You can’t come to Athens without having a Greek coffee. They make it by heating ground coffee beans and water in a small copper pan on a stovetop. It’s a thick and foamy coffee but you can’t drink the last few drops in the small cup because it’s filled with grinds. “If you travel around the Balkan countries or the Middle East you’ll find that everybody claims this type of coffee,” said Tania. “It’s Turkish coffee in Turkey, Serbian coffee in Serbia and Bulgarian coffee in Bulgaria. It is originally from the north of Africa, where the Bedouins used to prepare it in the hot embers from the fire.”

Coffee shop

The coffee residue can, apparently, be used in fortune telling, a bit like tea leaves, and I agreed to be the guinea pig. “The cup is divided into different areas of life, such as love and work. You quickly flip the coffee cup over and the way in which the sludge moves indicates what will happen,” said Tania. She didn’t seem that convinced by the theory. “My grandmother used to do this as a ritual every day – in the morning and the evening. I used to ask what difference there could be in a few hours. She used to say the second one was just to confirm.” I didn’t really get a detailed prediction but I was told that if there’s a lot of residue remaining in your cup, then money will come your way. Guess what? Most of the sludge in mine emptied into the saucer!

There’s a plant extract that some Greeks think is almost magical in it’s properties. It’s called mastic – a resin sourced from a tree that grows in parts of Chios Island in the eastern Aegean. “They’ve tried to cultivate it elsewhere, even in other parts of the Aegean Islands, and it doesn’t work. It’s all failed. Mastic is special because it can be used in many ways. It’s edible. You can chew it like a gum. You can make sweets out of it. You can make it into liquor. It’s also used in cosmetics, soaps, creams and toothpastes. It has a beautiful smell,” Tania told me.

The Mastiha Shop, which stocks lots of mastic products, wasn’t on the food tour. So I made an arrangement to visit their stylish boutique, just across the road from the Parliament, where I spoke with Katarina. I was impressed that they had so many products containing mastic. Katarina walked me up and down the display pointing out the different goods on offer. “There are cooking sauces, smoked aubergine with mastic, spicy garlic spread with mastic. This olive oil is flavoured by it and it’s good for salads. There’s even traditional pasta containing mastic as well as chocolate, honey, cookies, coffee, tea and sweets.”

It tasted good, especially in the liqueur and chocolate I was offered. Mastic’s initial bitter taste quickly changes to the taste of pine. “It’s also used in cosmetics because of its properties of soothing and hydrating the skin. It is anti-inflammatory.”

Tania’s Alternative Athens Food Tour also took in some of the interesting shopping areas worth exploring in the city. Monasteraki used to be the commercial hub of Athens under the Ottoman Empire and was home to the bazaar.
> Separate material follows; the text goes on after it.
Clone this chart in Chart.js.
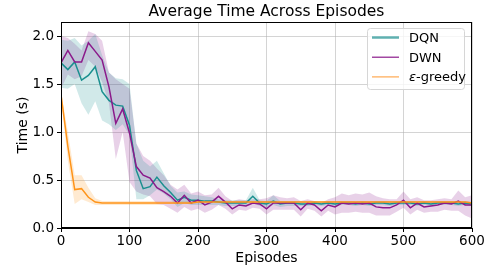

Its lanes are filled with interesting second hand stores, some selling army surplus gear, others stacked from floor to ceiling with brass, crockery and antiques.
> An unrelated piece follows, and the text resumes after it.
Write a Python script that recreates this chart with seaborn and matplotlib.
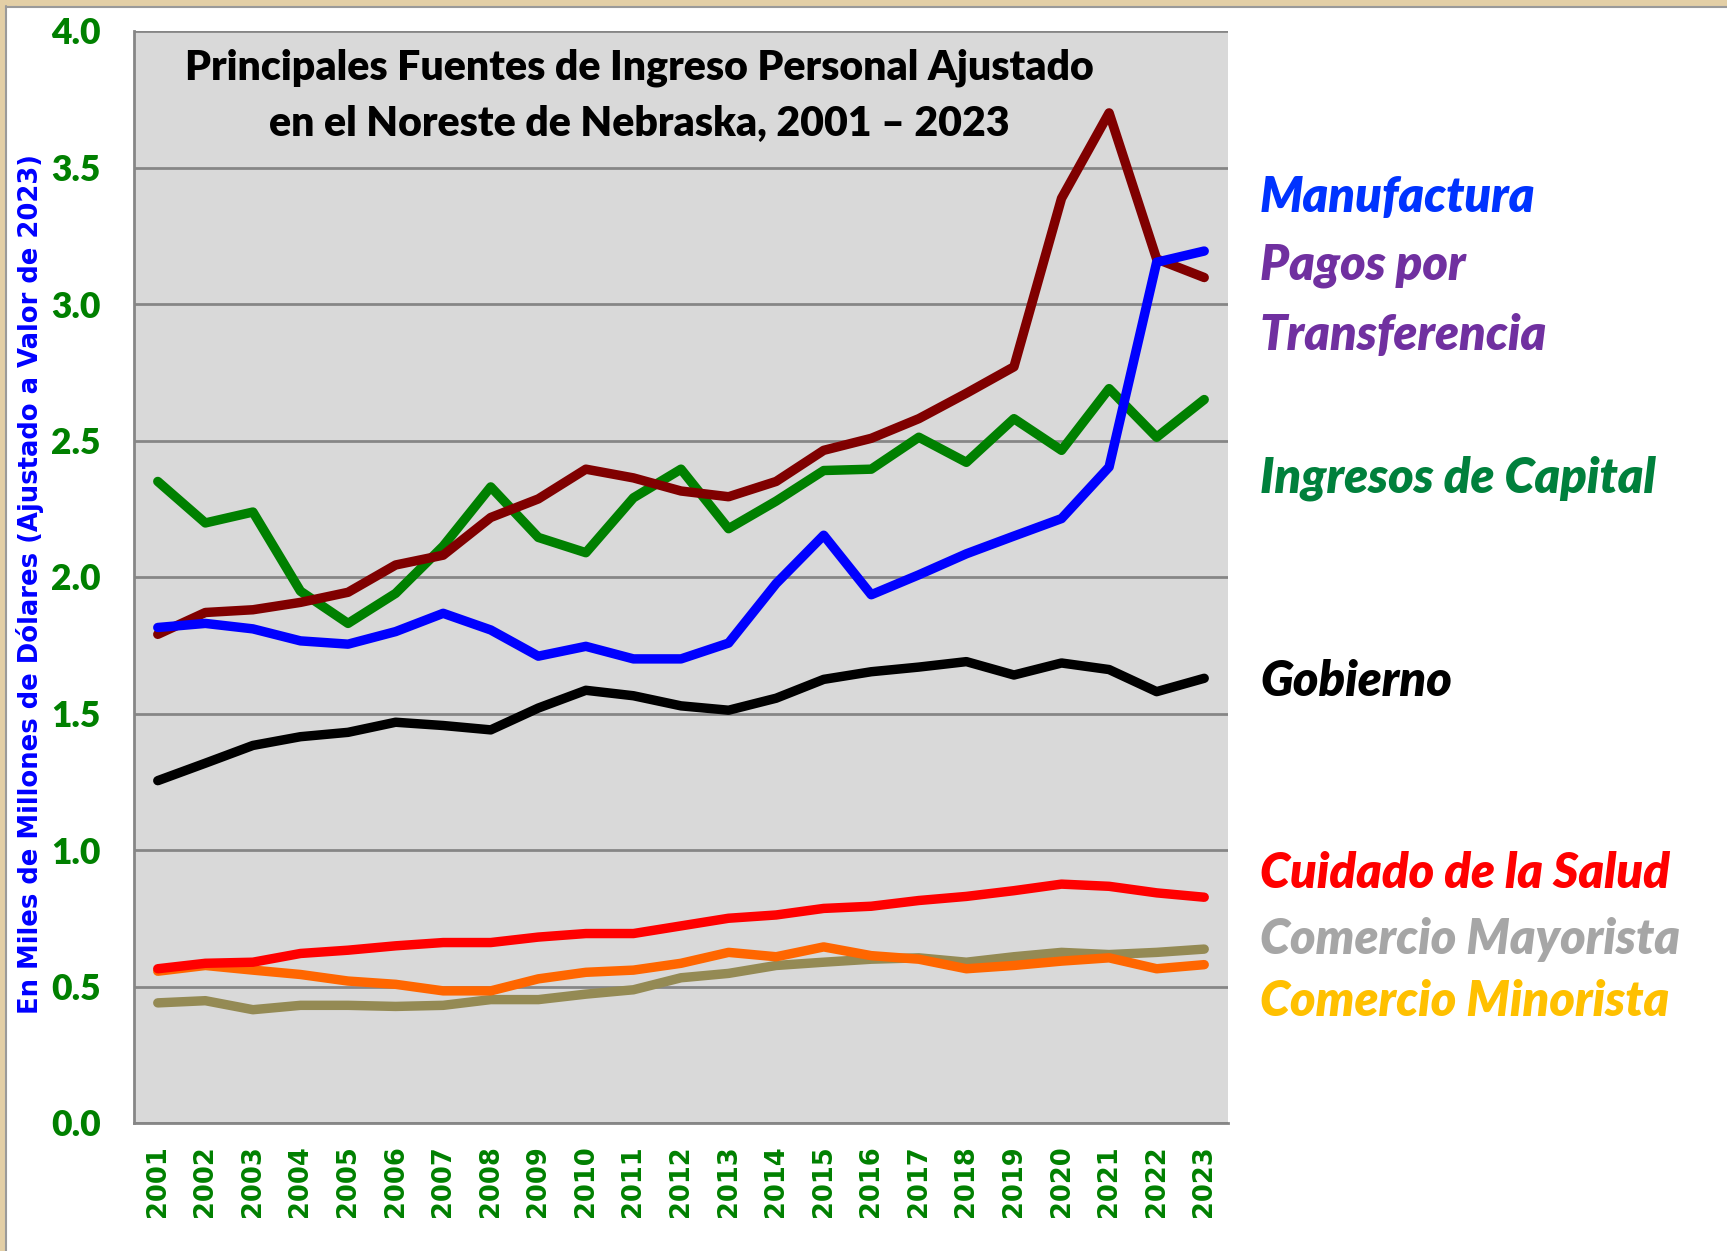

There’s a lot of street art on display in Athens and much of it seems to offer an outlet for locals to speak out. “With the crisis, people feel the need to express their views and social anxiety with art on the walls,” Tania said, as we walked into Pittaki Street and came face-to-face with one of the most unusual sights in the area. “Locals gathered together old lampshades, including chandeliers and lanterns, rewired and weather proofed them, then strung them across the street,” she explained. “At night they bring colour to what would otherwise be a rundown back street.” I’d thoroughly recommend Tania’s food tour for a different view of the city. You can book at

It’s worth mentioning security in Athens. Parts of the city feel sketchy and run down, more so than any other European city that I have visited recently. Both locals and tourists are targets for pickpockets. One of the women in the small group taking the food tour had a story about a robbery. A group of thieves rushed through the Metro train carriage that she boarded from the airport. They threw liquid, which thankfully was just water, at passengers faces and in the ensuing chaos grabbed some luggage and left before the train departed the station. Keep your wits about you and don’t carry valuables in rucksacks, which can be slashed by a thief who wants to grab your possessions.
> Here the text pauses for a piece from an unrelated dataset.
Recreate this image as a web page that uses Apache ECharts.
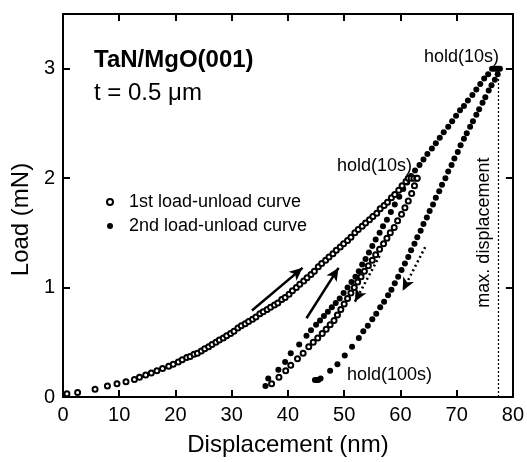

I stayed in Athens in the perfectly located New Hotel. It was a minute’s walk from Syntagma Square and is near the shops, museums and galleries. It’s at the entrance to the Plaka district, where most of the archaeological sites are. Stefania Flenga from the New Hotel told me that Plaka is ‘the’ area to be. “Plaka has been developed by locals in the last five years with many new small nightclubs, bars and tapas restaurants opening. Greek entrepreneurs have opened designer clothing, shoe, handbag and furniture shops.”


The New Hotel is part of the Yes chain. Yes Hotels stands for ‘Young, Enthusiastic and Seductive’ although Stefania was keen to explain that the ‘young’ refers to their outlook and doesn’t mean the hotel is for young people only!

This boutique property has incorporated local culture in the room design. Some are decorated with old postcard images, others feature the design of the ‘evil eye,’ the blue stone ornament that is said to protect you from bad luck. In my room, the wall art featured Karagiozis, a shadow theatre figure from Greek folklore. “The junior suites include original art from Greek artists,” explained Stefania.

I was kindly accommodated at the New Hotel and I’d certainly stay there again. I enjoyed the unique rooms and special touches, like the welcome drink on arrival. The concierge was very helpful and I wished I’d taken his advice to get a cab to the funicular station! The breakfast choice was impressive and will set you up for a day of exploration. You can book at

Athens is a good choice for a long weekend break, especially during the mild winter months, with double digit temperatures in February. The city centre is walkable and mixes the historic and the hip. Just make sure you keep valuables in your hotel safe and your hand on your handbag.

It takes just under four hours to reach Athens from Gatwick, Heathrow or Stansted. Easyjet and Ryanair offer the cheapest returns for around £77.